BUEHRLE (30, 31, 32) — 114 ERA+ in 629 IP
KERSHAW (30, 31) — 146 ERA+ in 304.1 IP
VAZQUEZ (30, 31, 32) — 119 ERA+ in 644.1 IP
CAIN (30, 31, 32) — 73 ERA+ in 274.1 IP

That’s four good outcomes, four bad ones. Garland’s line is a bit misleading. Again, he didn’t pitch in his age-32 season (2012), and after starting 33 in his age-30 season (2010) and throwing 200 innings, he started just nine games and threw only 54 innings in the following season before shoulder inflammation sidelined his season.

Mark Buehrle and Madison Bumgarner aren’t good comps because they’re different pitchers, and Buehrle’s finesse, Glavine-esque arsenal and sequencing now belong to another era. Porcello is just now finishing his age-30 season. Matt Cain was bad in the two years prior to his 30-32 years. Vazquez and Hernandez are, like, Buehrle, not comparable to Bumgarner, not only because they’re right-handed, but because they were different kinds of pitchers. So, that just leaves CC Sabathia.

CC Sabathia was an overpowering force on the mound with a blazing four-seam fastball and power slider.
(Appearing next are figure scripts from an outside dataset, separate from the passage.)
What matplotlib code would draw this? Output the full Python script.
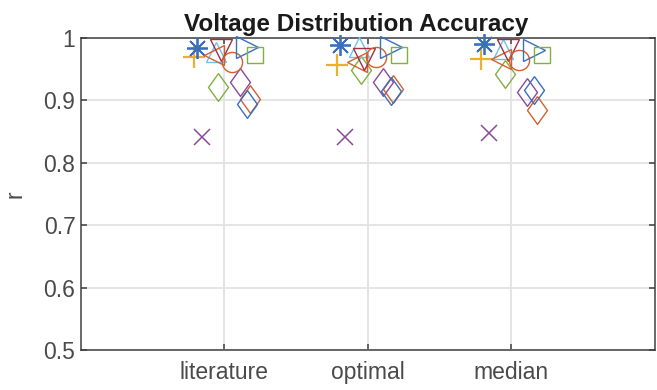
import matplotlib
matplotlib.use("Agg")
import matplotlib.pyplot as plt

plt.rcParams['font.family'] = ['Liberation Sans', 'DejaVu Sans']

# categories on the x axis
methods = ["literature", "optimal", "median"]

# r values per series, one per method
r_cross = [0.842, 0.842, 0.847]
r_plus = [0.970, 0.957, 0.967]
r_star = [0.984, 0.989, 0.991]
r_tri_up = [0.978, 0.986, 0.983]
r_tri_down = [0.981, 0.967, 0.981]
r_tri_left = [0.973, 0.962, 0.967]
r_circle = [0.962, 0.970, 0.965]
r_tri_right = [0.986, 0.986, 0.981]
r_square = [0.972, 0.972, 0.973]
r_diam_green = [0.922, 0.949, 0.943]
r_diam_purple = [0.930, 0.930, 0.914]
r_diam_red = [0.902, 0.918, 0.885]
r_diam_blue = [0.894, 0.915, 0.917]

blue = '#3a6fc0'
orange = '#d4602e'
yellow = '#e8b32c'
purple = '#8a4a9a'
green = '#80b040'
lblue = '#6ec2ee'
dred = '#a33040'

diamond = [(0, 1), (0.72, 0), (0, -1), (-0.72, 0), (0, 1)]

# (values, marker, colour, size, edge width, x offset)
series = [
    (r_cross, 'x', purple, 12, 1.1, -0.16),
    (r_plus, '+', yellow, 16, 1.6, -0.216),
    (r_star, (8, 2, 0), blue, 15, 1.3, -0.195),
    (r_diam_green, diamond, green, 20, 1.0, -0.048),
    (r_diam_purple, diamond, purple, 20, 1.0, 0.105),
    (r_diam_red, diamond, orange, 20, 1.0, 0.175),
    (r_diam_blue, diamond, blue, 20, 1.0, 0.16),
    (r_tri_up, '^', lblue, 15, 1.0, -0.06),
    (r_tri_left, '<', orange, 15, 1.0, -0.075),
    (r_tri_down, 'v', dred, 16, 1.0, -0.025),
    (r_circle, 'o', orange, 14.5, 1.0, 0.055),
    (r_tri_right, '>', blue, 16, 1.0, 0.16),
    (r_square, 's', green, 11.5, 1.0, 0.215),
]

fig = plt.figure(figsize=(6.57, 3.9), dpi=100)
ax = fig.add_axes([81 / 657, 40 / 390, 574 / 657, 312 / 390])

xs = [1, 2, 3]
for vals, mk, col, ms, mew, off in series:
    ax.plot([x + off for x in xs], vals, linestyle='none', marker=mk,
            markersize=ms, markerfacecolor='none', markeredgecolor=col,
            markeredgewidth=mew, clip_on=False, zorder=3)

ax.set_xlim(0, 4)
ax.set_ylim(0.5, 1)
ax.set_xticks(xs)
ax.set_xticklabels(methods)
yt = [0.5, 0.6, 0.7, 0.8, 0.9, 1.0]
ax.set_yticks(yt)
ax.set_yticklabels(['0.5', '0.6', '0.7', '0.8', '0.9', '1'])

ax.grid(True, color='#e3e3e3', linewidth=1.3, zorder=0)
ax.set_axisbelow(True)
for s in ax.spines.values():
    s.set_color('#404040')
    s.set_linewidth(1.1)
ax.tick_params(direction='in', length=4, width=1.1, color='#404040',
               labelsize=16.5, labelcolor='#4a4a4a', top=True, right=True)
ax.tick_params(axis='x', pad=8)
ax.tick_params(axis='y', pad=4)

ax.set_ylabel('r', fontsize=16.5, color='#4a4a4a', labelpad=12)
ax.set_title('Voltage Distribution Accuracy', fontsize=17.5, fontweight='bold',
             color='#1a1a1a', x=(356.5 - 81) / 574, pad=5)

fig.savefig('out.png', dpi=100)
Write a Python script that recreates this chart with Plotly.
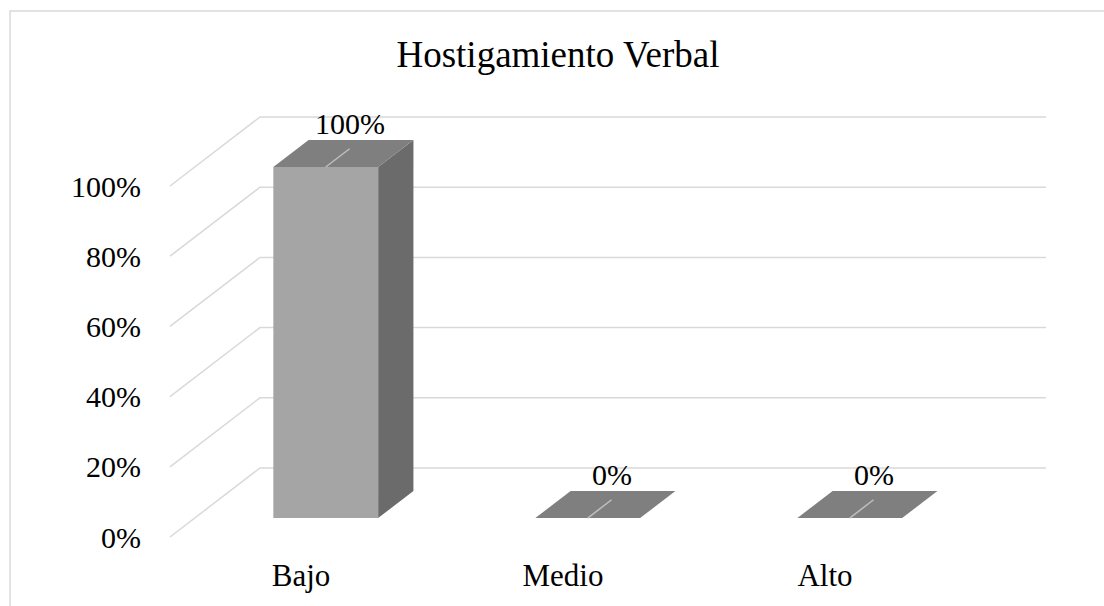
import plotly.graph_objects as go

# data
categories = ["Bajo", "Medio", "Alto"]
values = [100, 0, 0]
tick_values = [0, 20, 40, 60, 80, 100]
tick_labels = ["0%", "20%", "40%", "60%", "80%", "100%"]

# oblique "3D" look: shift applied per unit of depth (x in category units, y in %)
DX = -0.3435
DY = -19.66
Z_BACK = 0.333   # depth of the bar back face
Z_FRONT = 0.725  # depth of the bar front face
Z_LABEL = 0.46   # where the data label leader ends
HALF_W = 0.2

FONT = "Liberation Serif, Times New Roman, Tinos, DejaVu Serif, serif"
GRID = "#d9d9d9"
FRONT_COLOR = "#a5a5a5"
TOP_COLOR = "#7f7f7f"
SIDE_COLOR = "#6b6b6b"


def poly(xs, ys, color):
    return go.Scatter(
        x=xs + [xs[0]], y=ys + [ys[0]], mode="lines", fill="toself",
        fillcolor=color, line=dict(width=0, color=color), hoverinfo="skip",
    )


fig = go.Figure()

# back wall and side wall gridlines
gx, gy = [], []
x_left = -0.5
x_right = len(categories) - 0.5
for t in tick_values:
    gx += [x_left + DX, x_left, x_right, None]
    gy += [t + DY, t, t, None]
fig.add_trace(go.Scatter(x=gx, y=gy, mode="lines",
                         line=dict(color=GRID, width=1.5), hoverinfo="skip"))

# bars
for i, v in enumerate(values):
    xl_f = i - HALF_W + DX * Z_FRONT
    xr_f = i + HALF_W + DX * Z_FRONT
    xl_b = i - HALF_W + DX * Z_BACK
    xr_b = i + HALF_W + DX * Z_BACK
    yf = DY * Z_FRONT
    yb = DY * Z_BACK
    if v > 0:
        fig.add_trace(poly([xr_f, xr_b, xr_b, xr_f], [yf, yb, v + yb, v + yf], SIDE_COLOR))
        fig.add_trace(poly([xl_f, xr_f, xr_f, xl_f], [yf, yf, v + yf, v + yf], FRONT_COLOR))
    fig.add_trace(poly([xl_f, xr_f, xr_b, xl_b], [v + yf, v + yf, v + yb, v + yb], TOP_COLOR))

# leader lines and data labels
lx, ly = [], []
for i, v in enumerate(values):
    lx += [i + DX * Z_FRONT, i + DX * Z_LABEL, None]
    ly += [v + DY * Z_FRONT, v + DY * Z_LABEL, None]
fig.add_trace(go.Scatter(x=lx, y=ly, mode="lines",
                         line=dict(color="#bfbfbf", width=1.5), hoverinfo="skip"))

for i, v in enumerate(values):
    fig.add_annotation(
        x=i + DX * Z_LABEL, y=v + DY * Z_LABEL, text=f"{v}%",
        showarrow=False, yanchor="bottom", yshift=7,
        font=dict(family=FONT, size=30, color="#000000"),
    )

# frame around the chart
fig.add_shape(type="rect", xref="paper", yref="paper",
              x0=-0.1538, x1=1.06, y0=-0.17, y1=1.1987,
              line=dict(color=GRID, width=1.5))

fig.update_layout(
    width=1104, height=606,
    margin=dict(l=150, r=44, t=100, b=58),
    paper_bgcolor="white", plot_bgcolor="white",
    showlegend=False,
    title=dict(text="Hostigamiento Verbal", x=0.5054, xref="container",
               y=1 - 54 / 606, yref="container", yanchor="middle", xanchor="center",
               font=dict(family=FONT, size=37, color="#000000")),
    font=dict(family=FONT, size=30, color="#000000"),
)
fig.update_xaxes(
    range=[-0.9198, 2.5534], showgrid=False, zeroline=False, showline=False,
    tickmode="array", tickvals=[i + DX for i in range(len(categories))],
    ticktext=categories, ticks="", ticklabelstandoff=6,
    tickfont=dict(family=FONT, size=31),
)
fig.update_yaxes(
    range=[-22.79, 104.84], showgrid=False, zeroline=False, showline=False,
    tickmode="array", tickvals=[t + DY for t in tick_values],
    ticktext=tick_labels, ticks="", ticklabelstandoff=8,
    tickfont=dict(family=FONT, size=30),
)

# remove the default page margin so the figure sits at the window corner
fig.write_html("out.html", config={"displayModeBar": False},
               post_script="document.body.style.margin='0';")
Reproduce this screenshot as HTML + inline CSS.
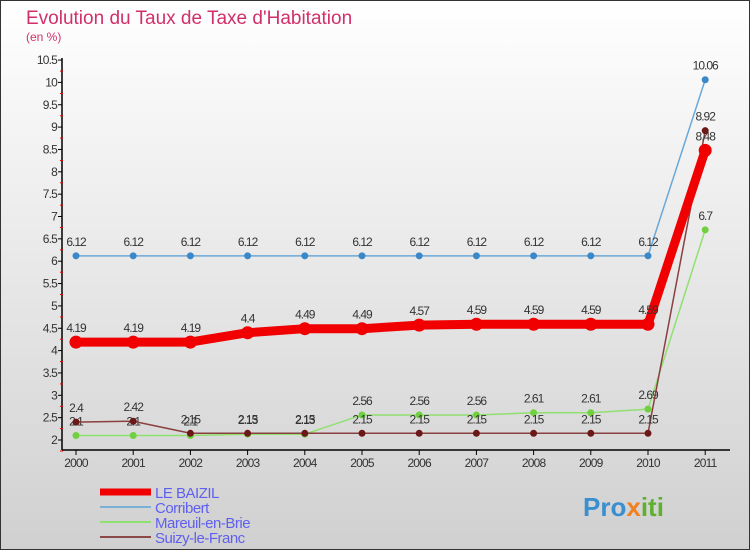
<!DOCTYPE html>
<html><head><meta charset="utf-8"><style>
body{margin:0;width:750px;height:550px;overflow:hidden}
svg{display:block;font-family:"Liberation Sans",sans-serif}
</style></head><body>
<svg id="c" width="750" height="550">
<defs><linearGradient id="bg" x1="0" y1="0" x2="0" y2="1"><stop offset="0" stop-color="#ffffff"/><stop offset="1" stop-color="#d0d0d0"/></linearGradient></defs>
<rect x="0.5" y="0.5" width="749" height="549" fill="url(#bg)" stroke="#333"/>
<text x="26" y="24" font-size="19" fill="#d0306a">Evolution du Taux de Taxe d'Habitation</text>
<text x="26" y="41" font-size="12" fill="#d0306a">(en %)</text>
<g id="axes"></g><g id="series"></g><g id="legend"></g>
<text x="583" y="516" font-size="26" font-weight="bold" fill="#3a8fd0">Pro<tspan fill="#f08020">x</tspan><tspan fill="#60b030">iti</tspan></text>
</svg>
<script>
const years=["2000","2001","2002","2003","2004","2005","2006","2007","2008","2009","2010","2011"];
const baizil=[4.19,4.19,4.19,4.4,4.49,4.49,4.57,4.59,4.59,4.59,4.59,8.48];
const corribert=[6.12,6.12,6.12,6.12,6.12,6.12,6.12,6.12,6.12,6.12,6.12,10.06];
const mareuil=[2.1,2.1,2.1,2.13,2.13,2.56,2.56,2.56,2.61,2.61,2.69,6.7];
const suizy=[2.4,2.42,2.15,2.15,2.15,2.15,2.15,2.15,2.15,2.15,2.15,8.92];
const yTicks=[2,2.5,3,3.5,4,4.5,5,5.5,6,6.5,7,7.5,8,8.5,9,9.5,10,10.5];
const NS="http://www.w3.org/2000/svg";
const X=i=>76+i*57.2, Y=v=>440-(v-2)*44.7;
function mk(p,t,a){const e=document.createElementNS(NS,t);for(const k in a)e.setAttribute(k,a[k]);p.appendChild(e);return e;}
const ax=document.getElementById('axes');
let l=mk(ax,'line',{x1:62,y1:58,x2:62,y2:450,stroke:'#000','stroke-width':1.5});


l=mk(ax,'line',{x1:62,y1:450,x2:730,y2:450,stroke:'#000','stroke-width':1.5});


yTicks.forEach(v=>{
 mk(ax,'line',{x1:58,y1:Y(v),x2:62,y2:Y(v),stroke:'#000'});
 mk(ax,'line',{x1:60,y1:Y(v)+11,x2:63,y2:Y(v)+11,stroke:'#e00'});
 const t=mk(ax,'text',{x:57,y:Y(v)+4,'text-anchor':'end','font-size':12,fill:'#333','letter-spacing':'-0.8'});
 t.textContent=String(v);
 
 
});
years.forEach((y,i)=>{
 mk(ax,'line',{x1:X(i),y1:450,x2:X(i),y2:455,stroke:'#000'});
 const t=mk(ax,'text',{x:X(i),y:467,'text-anchor':'middle','font-size':12,fill:'#333','letter-spacing':'-0.8'});
 t.textContent=y;
 
 
});
const sg=document.getElementById('series');
function series(d,col,dot,w,r,name){
 const g=mk(sg,'g',{});
 
 
 mk(g,'polyline',{points:d.map((v,i)=>X(i)+','+Y(v)).join(' '),fill:'none',stroke:col,'stroke-width':w,'stroke-linejoin':'round'});
 d.forEach((v,i)=>{
  const c=mk(g,'circle',{cx:X(i),cy:Y(v),r:r,fill:dot});
  
  
  const t=mk(g,'text',{x:X(i),y:Y(v)-10,'text-anchor':'middle','font-size':12,fill:'#333','letter-spacing':'-1'});
  t.textContent=String(v);
  
  
 });
}
series(corribert,'#6aa8d8','#3a88c8',1.5,3.5,'series-corribert');
series(mareuil,'#90e070','#70d040',1.5,3.5,'series-mareuil');
series(suizy,'#8a4040','#6a1818',1.5,3.5,'series-suizy');
series(baizil,'#f00000','#f00000',9,6.5,'series-le-baizil');
const lg=document.getElementById('legend');
[['LE BAIZIL','#f00000',7],['Corribert','#7ab0d8',2],['Mareuil-en-Brie','#90e070',2],['Suizy-le-Franc','#8a4848',2]].forEach((e,i)=>{
 const y=492+i*15;
 const g=mk(lg,'g',{});
 
 
 mk(g,'line',{x1:100,y1:y,x2:151,y2:y,stroke:e[1],'stroke-width':e[2]});
 const t=mk(g,'text',{x:155,y:y+6,'font-size':15,fill:'#6060f0','letter-spacing':'-0.5'});
 t.textContent=e[0];
});
</script>
</body></html>
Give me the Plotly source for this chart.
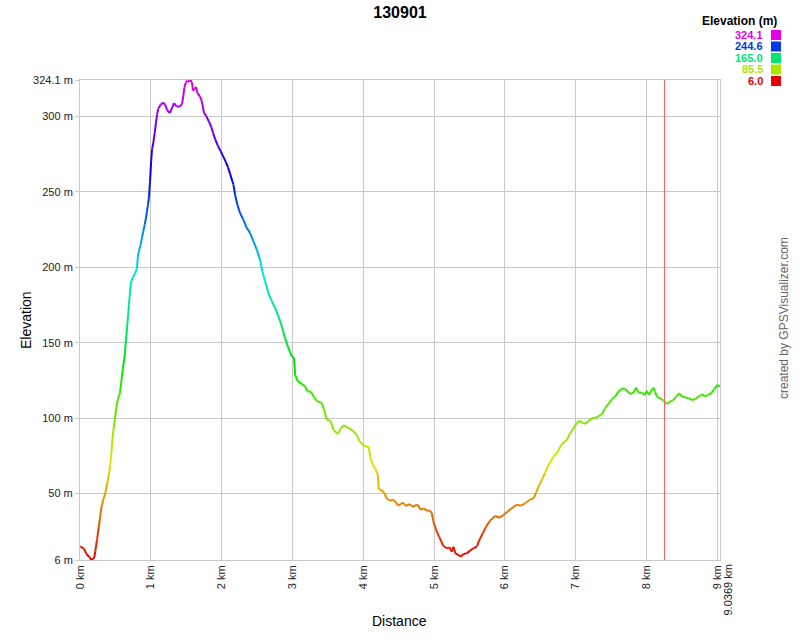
import plotly.graph_objects as go
import colorsys

# ---------------- data ----------------
distance_km = [
    0.00, 0.056, 0.09, 0.137, 0.16, 0.20, 0.216, 0.24, 0.264, 0.282, 0.301, 0.325, 0.358, 0.386, 0.41,
    0.428, 0.443, 0.457, 0.476, 0.494, 0.513, 0.537, 0.565, 0.584, 0.603, 0.621, 0.636, 0.65, 0.664,
    0.678, 0.692, 0.706, 0.72, 0.749, 0.781, 0.805, 0.815, 0.833, 0.857, 0.876, 0.894, 0.914, 0.932,
    0.946, 0.96, 0.975, 0.989, 1.003, 1.017, 1.035, 1.055, 1.073, 1.088, 1.106, 1.14, 1.177, 1.205,
    1.233, 1.271, 1.299, 1.328, 1.365, 1.408, 1.441, 1.459, 1.473, 1.493, 1.516, 1.54, 1.563, 1.582,
    1.596, 1.62, 1.638, 1.657, 1.69, 1.713, 1.733, 1.751, 1.784, 1.818, 1.855, 1.879, 1.911, 1.949,
    1.987, 2.02, 2.058, 2.09, 2.123, 2.151,
    2.166, 2.189, 2.222, 2.26, 2.307, 2.354, 2.401, 2.448, 2.496, 2.542, 2.575, 2.613, 2.66, 2.708,
    2.754, 2.801, 2.849, 2.895, 2.942, 2.99, 3.023, 3.037, 3.075, 3.131, 3.178, 3.211, 3.263, 3.305,
    3.352, 3.414, 3.446, 3.484, 3.54, 3.578, 3.64, 3.686, 3.729, 3.79, 3.852, 3.908, 3.946, 4.002,
    4.077, 4.096, 4.134, 4.176, 4.205, 4.219, 4.251, 4.298, 4.332,
    4.379, 4.425, 4.496, 4.558, 4.605, 4.651, 4.699, 4.764, 4.812, 4.849, 4.897, 4.944, 4.967, 4.99,
    5.028, 5.075, 5.131, 5.179, 5.216, 5.25, 5.273, 5.301, 5.343, 5.377, 5.414, 5.462, 5.508, 5.555,
    5.603, 5.64, 5.688, 5.734, 5.791, 5.862, 5.923, 5.979, 6.035, 6.097, 6.168, 6.225, 6.285, 6.346,
    6.403, 6.441, 6.473, 6.521, 6.568, 6.615,
    6.685, 6.742, 6.78, 6.818, 6.874, 6.921, 6.968, 7.016, 7.053, 7.095, 7.133, 7.18, 7.228, 7.298,
    7.369, 7.415, 7.462, 7.51, 7.556, 7.603, 7.641, 7.684, 7.722, 7.768, 7.815, 7.853, 7.886, 7.934,
    7.971, 8.004, 8.032, 8.065, 8.098, 8.121, 8.145, 8.192, 8.239, 8.287, 8.333, 8.38, 8.418, 8.465,
    8.499, 8.545, 8.592, 8.64, 8.686, 8.733, 8.795, 8.814, 8.875, 8.922, 8.955, 9.002, 9.0369,
]
elevation_m = [
    15.1, 13.5, 10.0, 7.8, 6.0, 7.3, 11.7, 19.5, 27.2, 33.8, 40.5, 45.3, 50.4, 57.0, 63.7,
    69.2, 76.9, 85.7, 93.5, 100.1, 106.8, 112.9, 116.7, 124.5, 132.2, 137.8, 144.4, 152.0, 159.8,
    167.5, 175.2, 184.1, 190.3, 193.4, 196.3, 199.6, 206.2, 211.0, 215.0, 219.9, 223.9, 228.3, 232.7,
    237.2, 241.5, 247.1, 257.0, 269.2, 278.0, 282.4, 289.1, 295.7, 301.2, 305.2, 307.8, 309.2, 307.4,
    303.9, 302.3, 305.6, 308.7, 306.5, 306.5, 308.3, 313.4, 318.9, 322.2, 323.7, 322.9, 324.1, 322.2,
    317.1, 318.4, 319.4, 315.6, 313.4, 311.1, 306.8, 302.3, 300.1, 296.8, 292.8, 289.1, 284.6, 280.2,
    276.9, 273.6, 269.8, 266.3, 261.4, 257.0,
    254.8, 248.2, 241.5, 236.0, 231.6, 226.1, 222.8, 217.3, 211.7, 205.1, 197.4, 190.8, 183.0, 177.5,
    173.1, 167.6, 160.9, 153.2, 146.5, 141.0, 139.9, 128.8, 124.5, 122.7, 121.1, 117.8, 117.4, 113.9,
    111.2, 110.1, 105.6, 99.0, 98.0, 92.4, 89.5, 93.5, 95.3, 93.5, 91.7, 89.1, 84.7, 82.0,
    80.7, 74.7, 69.2, 65.9, 62.5, 52.6, 52.6, 50.4, 46.6,
    45.3, 46.0, 42.0, 44.0, 41.8, 43.1, 41.3, 42.7, 39.1, 40.3, 38.7, 38.7, 37.0, 31.4,
    25.9, 21.0, 15.3, 13.8, 14.4, 11.5, 14.8, 10.4, 9.3, 8.2, 10.0, 10.4, 12.2, 13.8,
    14.8, 19.3, 23.7, 28.1, 32.1, 35.2, 34.0, 35.8, 38.0, 40.3, 42.7, 42.0, 43.6, 45.8,
    46.9, 50.6, 54.6, 59.0, 63.9, 69.0,
    74.5, 77.1, 81.1, 83.4, 85.5, 90.0, 93.3, 97.0, 98.2, 97.0, 96.2, 98.1, 99.7, 100.6,
    102.6, 106.6, 109.4, 112.5, 114.3, 117.6, 119.2, 119.8, 118.2, 116.0, 116.9, 120.2, 116.9, 116.9,
    115.4, 118.2, 115.4, 118.0, 120.2, 117.6, 114.3, 113.2, 111.6, 109.4, 111.0, 112.1, 114.3, 116.5,
    114.3, 113.9, 113.2, 112.1, 112.5, 114.3, 116.0, 114.3, 115.4, 116.9, 119.2, 122.0, 120.9,
]

x_tick_vals = [0, 1, 2, 3, 4, 5, 6, 7, 8, 9]
x_tick_text = ["0 km", "1 km", "2 km", "3 km", "4 km", "5 km", "6 km", "7 km", "8 km", "9 km"]
total_km = 9.0369
total_label = "9.0369 km"
y_tick_vals = [6, 50, 100, 150, 200, 250, 300, 324.1]
y_tick_text = ["6 m", "50 m", "100 m", "150 m", "200 m", "250 m", "300 m", "324.1 m"]
legend_values = [324.1, 244.6, 165.0, 85.5, 6.0]
legend_labels = ["324.1", "244.6", "165.0", "85.5", "6.0"]
marker_km = 8.253

E_MIN, E_MAX = 6.0, 324.1


def elev_color(e):
    t = min(max((e - E_MIN) / (E_MAX - E_MIN), 0.0), 1.0)
    h = (300.0 * t) / 360.0
    r, g, b = colorsys.hsv_to_rgb(h, 1.0, 0.9)
    return "rgb(%d,%d,%d)" % (round(r * 255), round(g * 255), round(b * 255))


fig = go.Figure()

# group segments into colour bins
bins = {}
for i in range(len(distance_km) - 1):
    em = (elevation_m[i] + elevation_m[i + 1]) / 2.0
    t = (em - E_MIN) / (E_MAX - E_MIN)
    k = int(round(t * 100))
    bins.setdefault(k, ([], []))
    xs, ys = bins[k]
    xs += [distance_km[i], distance_km[i + 1], None]
    ys += [elevation_m[i], elevation_m[i + 1], None]

for k in sorted(bins):
    xs, ys = bins[k]
    e_val = E_MIN + k / 100.0 * (E_MAX - E_MIN)
    fig.add_trace(go.Scatter(x=xs, y=ys, mode="lines",
                             line=dict(color=elev_color(e_val), width=2),
                             hoverinfo="skip", showlegend=False))

FONT = "Liberation Sans, Arial, sans-serif"
GRID = "#c8c8c8"

# plot area on screen: x 80..720, y 80..560


def px_x(px):
    return (px - 80) / 640.0


def px_y(py):
    return (560 - py) / 480.0


shapes = [dict(type="line", xref="x", yref="paper", x0=marker_km, x1=marker_km, y0=0, y1=1,
               line=dict(color="rgb(255,90,90)", width=1))]
annotations = []

# axis titles
annotations.append(dict(text="Elevation", x=px_x(16), y=px_y(320), xref="paper", yref="paper",
                        showarrow=False, textangle=-90, font=dict(size=14, color="#000", family=FONT)))
annotations.append(dict(text="Distance", x=px_x(399), y=px_y(631), xref="paper", yref="paper",
                        showarrow=False, font=dict(size=14, color="#000", family=FONT)))
# total distance label
annotations.append(dict(text=total_label, x=px_x(727), y=px_y(563), xref="paper", yref="paper",
                        xanchor="center", yanchor="top", showarrow=False, textangle=-90,
                        font=dict(size=11, color="#222", family=FONT)))
# credit
annotations.append(dict(text="created by GPSVisualizer.com", x=px_x(793), y=px_y(318), xref="paper",
                        yref="paper", showarrow=False, textangle=-90,
                        font=dict(size=12, color="#666", family=FONT)))
# legend
annotations.append(dict(text="<b>Elevation (m)</b>", x=px_x(779), y=px_y(21), xref="paper", yref="paper",
                        xanchor="right", yanchor="middle", showarrow=False,
                        font=dict(size=12, color="#000", family=FONT)))
for j, (v, lab) in enumerate(zip(legend_values, legend_labels)):
    cy = 35 + j * 11.5
    col = elev_color(v)
    annotations.append(dict(text="<b>%s</b>" % lab, x=px_x(765), y=px_y(cy), xref="paper", yref="paper",
                            xanchor="right", yanchor="middle", showarrow=False,
                            font=dict(size=11, color=col, family=FONT)))
    shapes.append(dict(type="rect", xref="paper", yref="paper", x0=px_x(771), x1=px_x(781),
                       y0=px_y(cy + 5), y1=px_y(cy - 5), fillcolor=col, line=dict(width=0)))

fig.update_layout(
    width=800, height=640,
    margin=dict(l=80, r=80, t=80, b=80),
    paper_bgcolor="white", plot_bgcolor="white",
    font=dict(family=FONT, size=11, color="#222"),
    title=dict(text="<b>130901</b>", x=0.5, xanchor="center", xref="paper",
               y=1 - 12.5 / 640.0, yanchor="middle", yref="container",
               font=dict(size=16, color="#000", family=FONT)),
    xaxis=dict(range=[0, total_km], tickvals=x_tick_vals, ticktext=x_tick_text, tickangle=-90,
               showgrid=True, gridcolor=GRID, gridwidth=1, zeroline=False,
               showline=True, linecolor=GRID, linewidth=1, mirror=True, ticks="",
               tickfont=dict(size=11, color="#222", family=FONT)),
    yaxis=dict(range=[E_MIN, E_MAX], tickvals=y_tick_vals, ticktext=y_tick_text,
               showgrid=True, gridcolor=GRID, gridwidth=1, zeroline=False,
               showline=True, linecolor=GRID, linewidth=1, mirror=True,
               ticks="outside", ticklen=4, tickcolor=GRID,
               tickfont=dict(size=11, color="#222", family=FONT)),
    shapes=shapes, annotations=annotations, showlegend=False,
)

# place the figure flush with the page's top-left corner
fig.write_html("out.html",
               config={"displayModeBar": False, "staticPlot": True},
               post_script="document.body.style.margin='0';document.body.style.overflow='hidden';")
As his fastball velocity declined, he mixed in a sinker more and then a changeup. It’s not a perfect 1:1 comparison, but in terms of physical stature and personality, he comes close. His age-32 season (2013) was the last time he threw 200 innings, by the way. Since then, he’s thrown 788 innings and posted a 102 ERA+ through a myriad of injuries and ineffectiveness. He’s more of a veteran presence/fourth or fifth starter-type these days.

Felix Hernandez, in his age-33 season this year, might be in his final few weeks on a major league roster. Jon Garland, after missing his age-32 season, started 13 games and threw just 68 innings for the Rockies in his age-33 season and then was out of baseball. Mark Buehrle pitched four more years and was fine (107 ERA+ in 806.2 innings), but again, he’s an outlier. Javier Vazquez pitched two more full seasons and then was out of baseball.

The point is that this will very probably be Madison Bumgarner’s last big contract, and that’s why a 3-year deal with the Giants is no guarantee. He might want the security of a 5-year deal to carry him through what will probably be (barring injury) the end of his “useful life” as a starting pitcher for a major league team. The arm can only throw so many pitches.

He’ll need to reinvent himself in some way, too, and maybe the Giants won’t be the best environment for that to happen. Too many ties to the memories of when his body could do more of what he wanted. Too many familiar faces. Too much of the same. But if the Giants do manage to keep him around, it will be a sign that they value his representative continuity, and in that case, what he brings to the table extends far beyond declining on-field performance.

Mentoring new pitchers? We can only hope. Being one of the few Giants to show any life on the field? Almost certainly. Firing up the fan base during another season when the Giants finish 15-25 games behind the Dodgers? Why not? He’s been doing that all by himself for the last couple of seasons. The Giants wouldn’t be re-signing an ace, they would be re-signing an icon, and for a team that’s about to lose one (Bruce Bochy) as others (Posey, Crawford, and Belt) fade away before our very eyes, it wouldn’t hurt to have another one around who might be able to help out if the rebuild comes to fruition sooner than expected. As most of this season has shown us, that’s a definite possibility in the next couple of years.